Without including any images, repeat the data exactly.

--- Start of Raw data ---

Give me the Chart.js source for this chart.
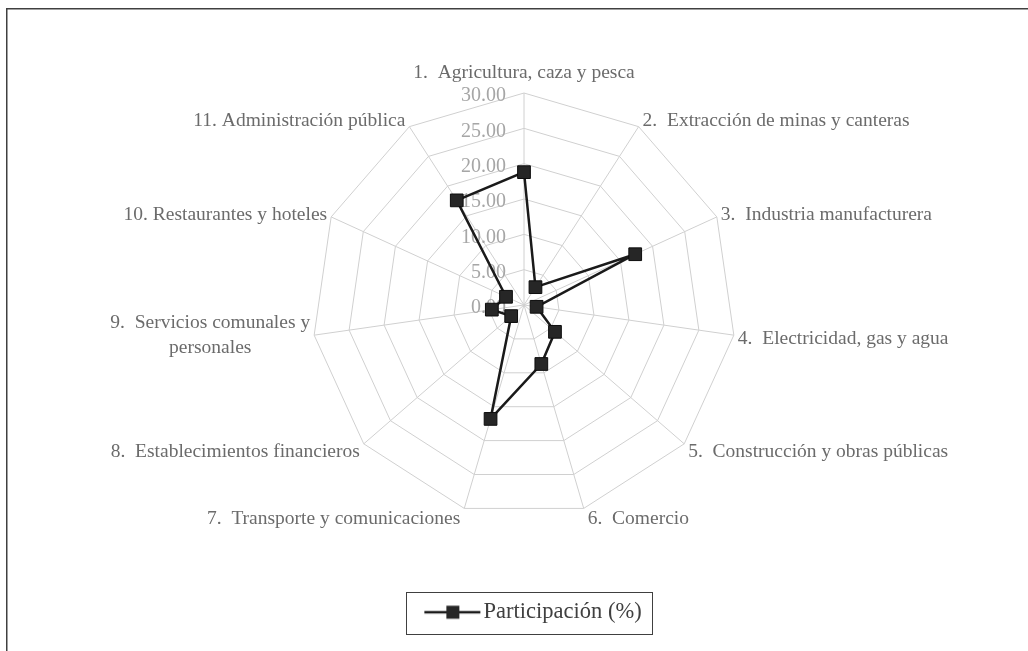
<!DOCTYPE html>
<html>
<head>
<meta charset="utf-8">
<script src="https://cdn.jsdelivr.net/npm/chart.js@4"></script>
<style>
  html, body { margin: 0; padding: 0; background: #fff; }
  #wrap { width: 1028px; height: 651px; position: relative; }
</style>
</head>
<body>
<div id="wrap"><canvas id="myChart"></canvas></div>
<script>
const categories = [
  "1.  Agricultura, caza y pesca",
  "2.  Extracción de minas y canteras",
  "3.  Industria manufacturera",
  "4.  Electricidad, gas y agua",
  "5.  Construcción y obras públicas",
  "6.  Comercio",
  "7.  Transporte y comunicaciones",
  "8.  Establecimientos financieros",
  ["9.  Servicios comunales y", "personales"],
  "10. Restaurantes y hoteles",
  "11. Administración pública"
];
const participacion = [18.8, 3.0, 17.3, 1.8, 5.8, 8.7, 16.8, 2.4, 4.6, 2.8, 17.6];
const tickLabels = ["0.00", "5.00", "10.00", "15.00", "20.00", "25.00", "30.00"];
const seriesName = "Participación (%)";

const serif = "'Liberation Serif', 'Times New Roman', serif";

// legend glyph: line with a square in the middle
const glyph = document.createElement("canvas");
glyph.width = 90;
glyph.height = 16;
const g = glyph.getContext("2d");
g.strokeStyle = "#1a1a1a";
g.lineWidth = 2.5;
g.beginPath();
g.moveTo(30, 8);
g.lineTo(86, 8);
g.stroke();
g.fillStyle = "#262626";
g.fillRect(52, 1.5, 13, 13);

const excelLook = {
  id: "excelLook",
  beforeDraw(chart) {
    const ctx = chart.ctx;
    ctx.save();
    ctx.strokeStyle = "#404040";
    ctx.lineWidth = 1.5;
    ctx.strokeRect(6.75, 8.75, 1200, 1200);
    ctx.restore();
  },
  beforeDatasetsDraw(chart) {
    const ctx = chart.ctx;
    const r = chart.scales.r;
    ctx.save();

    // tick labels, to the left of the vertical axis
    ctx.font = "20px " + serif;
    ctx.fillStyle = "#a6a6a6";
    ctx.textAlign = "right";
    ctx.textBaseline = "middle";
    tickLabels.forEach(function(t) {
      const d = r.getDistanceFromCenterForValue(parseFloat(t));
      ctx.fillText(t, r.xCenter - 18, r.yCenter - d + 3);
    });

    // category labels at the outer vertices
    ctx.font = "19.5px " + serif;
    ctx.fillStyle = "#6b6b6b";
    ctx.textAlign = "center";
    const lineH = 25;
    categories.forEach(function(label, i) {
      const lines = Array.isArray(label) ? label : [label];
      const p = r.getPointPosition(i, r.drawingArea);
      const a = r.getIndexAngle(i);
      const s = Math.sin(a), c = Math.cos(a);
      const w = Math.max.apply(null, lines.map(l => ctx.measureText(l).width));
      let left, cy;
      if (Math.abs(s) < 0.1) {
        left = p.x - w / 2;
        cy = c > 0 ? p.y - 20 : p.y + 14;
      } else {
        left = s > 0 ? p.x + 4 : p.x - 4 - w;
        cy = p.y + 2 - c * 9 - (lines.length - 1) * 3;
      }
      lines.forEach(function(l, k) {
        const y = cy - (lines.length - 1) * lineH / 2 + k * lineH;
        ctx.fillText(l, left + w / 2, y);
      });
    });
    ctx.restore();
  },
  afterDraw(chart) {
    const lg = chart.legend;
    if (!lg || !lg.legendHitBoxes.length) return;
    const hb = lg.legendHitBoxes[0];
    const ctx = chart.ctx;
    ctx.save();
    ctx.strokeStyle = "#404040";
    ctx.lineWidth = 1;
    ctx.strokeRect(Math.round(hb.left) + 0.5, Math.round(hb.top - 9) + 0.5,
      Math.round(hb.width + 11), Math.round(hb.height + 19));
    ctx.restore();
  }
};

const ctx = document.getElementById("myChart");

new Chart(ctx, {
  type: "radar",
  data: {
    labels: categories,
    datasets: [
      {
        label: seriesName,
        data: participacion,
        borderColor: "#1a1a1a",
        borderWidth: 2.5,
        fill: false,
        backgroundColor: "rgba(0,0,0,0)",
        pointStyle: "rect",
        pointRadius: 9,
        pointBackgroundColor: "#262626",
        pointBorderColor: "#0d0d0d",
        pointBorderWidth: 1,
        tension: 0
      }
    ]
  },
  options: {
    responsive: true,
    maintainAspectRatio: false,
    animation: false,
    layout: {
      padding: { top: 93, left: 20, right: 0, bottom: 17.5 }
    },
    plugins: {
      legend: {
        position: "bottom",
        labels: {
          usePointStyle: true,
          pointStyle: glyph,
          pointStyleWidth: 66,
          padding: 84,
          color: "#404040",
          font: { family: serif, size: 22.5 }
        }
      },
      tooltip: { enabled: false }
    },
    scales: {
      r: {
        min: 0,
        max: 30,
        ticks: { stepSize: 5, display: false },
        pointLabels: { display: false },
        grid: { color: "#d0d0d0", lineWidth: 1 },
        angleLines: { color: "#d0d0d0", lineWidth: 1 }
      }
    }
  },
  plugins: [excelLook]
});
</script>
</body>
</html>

--- End of Raw data ---

# Solution for this exercise
Give me the Chart.js source for this chart.
<!DOCTYPE html>
<html>
<head>
<meta charset="utf-8">
<script src="https://cdn.jsdelivr.net/npm/chart.js@4"></script>
<style>
  html, body { margin: 0; padding: 0; background: #fff; }
  #wrap { width: 1028px; height: 651px; position: relative; }
</style>
</head>
<body>
<div id="wrap"><canvas id="myChart"></canvas></div>
<script>
const categories = [
  "1.  Agricultura, caza y pesca",
  "2.  Extracción de minas y canteras",
  "3.  Industria manufacturera",
  "4.  Electricidad, gas y agua",
  "5.  Construcción y obras públicas",
  "6.  Comercio",
  "7.  Transporte y comunicaciones",
  "8.  Establecimientos financieros",
  ["9.  Servicios comunales y", "personales"],
  "10. Restaurantes y hoteles",
  "11. Administración pública"
];
const participacion = [18.8, 3.0, 17.3, 1.8, 5.8, 8.7, 16.8, 2.4, 4.6, 2.8, 17.6];
const tickLabels = ["0.00", "5.00", "10.00", "15.00", "20.00", "25.00", "30.00"];
const seriesName = "Participación (%)";

const serif = "'Liberation Serif', 'Times New Roman', serif";

// legend glyph: line with a square in the middle
const glyph = document.createElement("canvas");
glyph.width = 90;
glyph.height = 16;
const g = glyph.getContext("2d");
g.strokeStyle = "#1a1a1a";
g.lineWidth = 2.5;
g.beginPath();
g.moveTo(30, 8);
g.lineTo(86, 8);
g.stroke();
g.fillStyle = "#262626";
g.fillRect(52, 1.5, 13, 13);

const excelLook = {
  id: "excelLook",
  beforeDraw(chart) {
    const ctx = chart.ctx;
    ctx.save();
    ctx.strokeStyle = "#404040";
    ctx.lineWidth = 1.5;
    ctx.strokeRect(6.75, 8.75, 1200, 1200);
    ctx.restore();
  },
  beforeDatasetsDraw(chart) {
    const ctx = chart.ctx;
    const r = chart.scales.r;
    ctx.save();

    // tick labels, to the left of the vertical axis
    ctx.font = "20px " + serif;
    ctx.fillStyle = "#a6a6a6";
    ctx.textAlign = "right";
    ctx.textBaseline = "middle";
    tickLabels.forEach(function(t) {
      const d = r.getDistanceFromCenterForValue(parseFloat(t));
      ctx.fillText(t, r.xCenter - 18, r.yCenter - d + 3);
    });

    // category labels at the outer vertices
    ctx.font = "19.5px " + serif;
    ctx.fillStyle = "#6b6b6b";
    ctx.textAlign = "center";
    const lineH = 25;
    categories.forEach(function(label, i) {
      const lines = Array.isArray(label) ? label : [label];
      const p = r.getPointPosition(i, r.drawingArea);
      const a = r.getIndexAngle(i);
      const s = Math.sin(a), c = Math.cos(a);
      const w = Math.max.apply(null, lines.map(l => ctx.measureText(l).width));
      let left, cy;
      if (Math.abs(s) < 0.1) {
        left = p.x - w / 2;
        cy = c > 0 ? p.y - 20 : p.y + 14;
      } else {
        left = s > 0 ? p.x + 4 : p.x - 4 - w;
        cy = p.y + 2 - c * 9 - (lines.length - 1) * 3;
      }
      lines.forEach(function(l, k) {
        const y = cy - (lines.length - 1) * lineH / 2 + k * lineH;
        ctx.fillText(l, left + w / 2, y);
      });
    });
    ctx.restore();
  },
  afterDraw(chart) {
    const lg = chart.legend;
    if (!lg || !lg.legendHitBoxes.length) return;
    const hb = lg.legendHitBoxes[0];
    const ctx = chart.ctx;
    ctx.save();
    ctx.strokeStyle = "#404040";
    ctx.lineWidth = 1;
    ctx.strokeRect(Math.round(hb.left) + 0.5, Math.round(hb.top - 9) + 0.5,
      Math.round(hb.width + 11), Math.round(hb.height + 19));
    ctx.restore();
  }
};

const ctx = document.getElementById("myChart");

new Chart(ctx, {
  type: "radar",
  data: {
    labels: categories,
    datasets: [
      {
        label: seriesName,
        data: participacion,
        borderColor: "#1a1a1a",
        borderWidth: 2.5,
        fill: false,
        backgroundColor: "rgba(0,0,0,0)",
        pointStyle: "rect",
        pointRadius: 9,
        pointBackgroundColor: "#262626",
        pointBorderColor: "#0d0d0d",
        pointBorderWidth: 1,
        tension: 0
      }
    ]
  },
  options: {
    responsive: true,
    maintainAspectRatio: false,
    animation: false,
    layout: {
      padding: { top: 93, left: 20, right: 0, bottom: 17.5 }
    },
    plugins: {
      legend: {
        position: "bottom",
        labels: {
          usePointStyle: true,
          pointStyle: glyph,
          pointStyleWidth: 66,
          padding: 84,
          color: "#404040",
          font: { family: serif, size: 22.5 }
        }
      },
      tooltip: { enabled: false }
    },
    scales: {
      r: {
        min: 0,
        max: 30,
        ticks: { stepSize: 5, display: false },
        pointLabels: { display: false },
        grid: { color: "#d0d0d0", lineWidth: 1 },
        angleLines: { color: "#d0d0d0", lineWidth: 1 }
      }
    }
  },
  plugins: [excelLook]
});
</script>
</body>
</html>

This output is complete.